We write today to bring to your attention a matter in Colorado’s San Luis Valley where your agencies play an important and unique oversight role under Public Law 102-575. Through the attached letter from the Rio Grande Water Conservation District (the District), we have been alerted to a proposal called Renewable Water Resources which would transfer groundwater out of the basin from the confined aquifer beneath the Great Sand Dunes National Park, Baca National Wildlife Refuge, and Closed Basin Project. After hearing concerns from our San Luis Valley constituents about this proposal for months, the District’s letter from yesterday, and considering Colorado’s current exceptional drought, we both oppose this proposal. Further, we ask for your attention under the Wirth Amendment, if an opportunity for review comes before your agencies.

The San Luis Valley is experiencing unprecedented drought that has placed a severe demand on local water resources. Valley residents, including farmers, ranchers, and business owners, rely heavily on groundwater aquifers to support their economy and way of life. Since 2005, in response to this drought, local farmers have undertaken an ambitious, collaborative effort to reduce their own pumping with the goal of achieving sustainability. This export proposal continues to seek funding to move forward despite the fact it would exacerbate local water challenges, even with conservation efforts. In addition to concerns from the District, five San Luis Valley counties are opposed to this proposal.
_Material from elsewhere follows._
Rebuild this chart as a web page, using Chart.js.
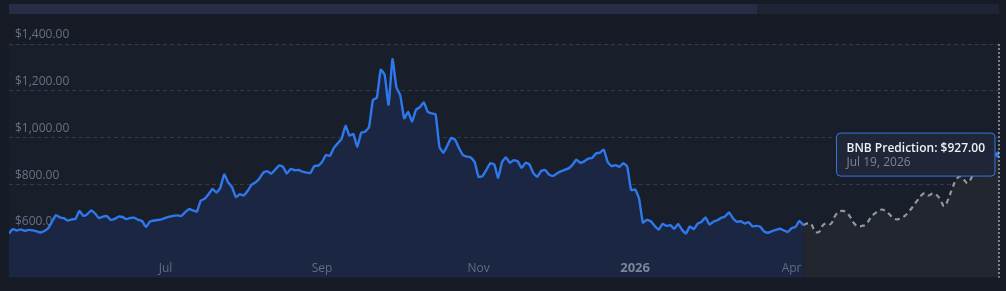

Public Law 102-575, also called the “Wirth Amendment”, was passed in 1992 and provides a legal framework and elevated standard of environmental review for any transfer of groundwater out of the basin that may adversely affect these public resources. We highlight this law because of its relevance to the San Luis Valley and an elevated standard of review for any project that might adversely affect Great Sand Dunes National Park, Closed Basin Project, Baca National Wildlife Refuge. For your convenience, we have pulled out the relevant language on page 64 of P.L. 102-575 (Title XV, Section 1501-1504):

SEC 1501: PERMIT ISSUANCE PROHIBITED

(a) No agency or instrument of the United States shall issue any permit, license, right-of way, grant, loan or other authorization or assistance for any project or feature of any project to withdraw water from the San Luis Valley, Colorado, for export to another basin in Colorado or export to any portion of another State, unless the Secretary of the Interior determines, after due consideration of all findings provided by the Colorado Water Conservation Board, that the project will not:

(1) increase the costs or negatively affect operation of the Closed Basin Project;

(2) adversely affect the purposes of any national wildlife refuge or Federal wildlife habitat area withdrawal located in the San Luis Valley, Colorado; or

(3) adversely affect the purposes of the Great Sand Dunes National Monument, Colorado.

(b) Nothing in this title shall be construed to alter, amend, or limit any provision of Federal or State law that applies to any project or feature of a project to withdraw water from the San Luis Valley, Colorado, for export to another basin in Colorado or another State. Nothing in this title shall be construed to limit any agency’s authority or responsibility to reject, limit, or condition any such project on any basis independent of the requirements of this title.

The Colorado delegation previously raised similar concerns with your agencies. In 2014, Senator Bennet led a letter with Senator Udall, Congressmen Tipton and Gardner elevating these same responsibilities to your attention in the face of a similar groundwater export proposal.

On behalf of our San Luis Valley constituents and the water resources so critical to their economic future, we must oppose the Renewable Water Resources proposal. We thank you for your assistance when your agencies are presented with the opportunity to review this matter.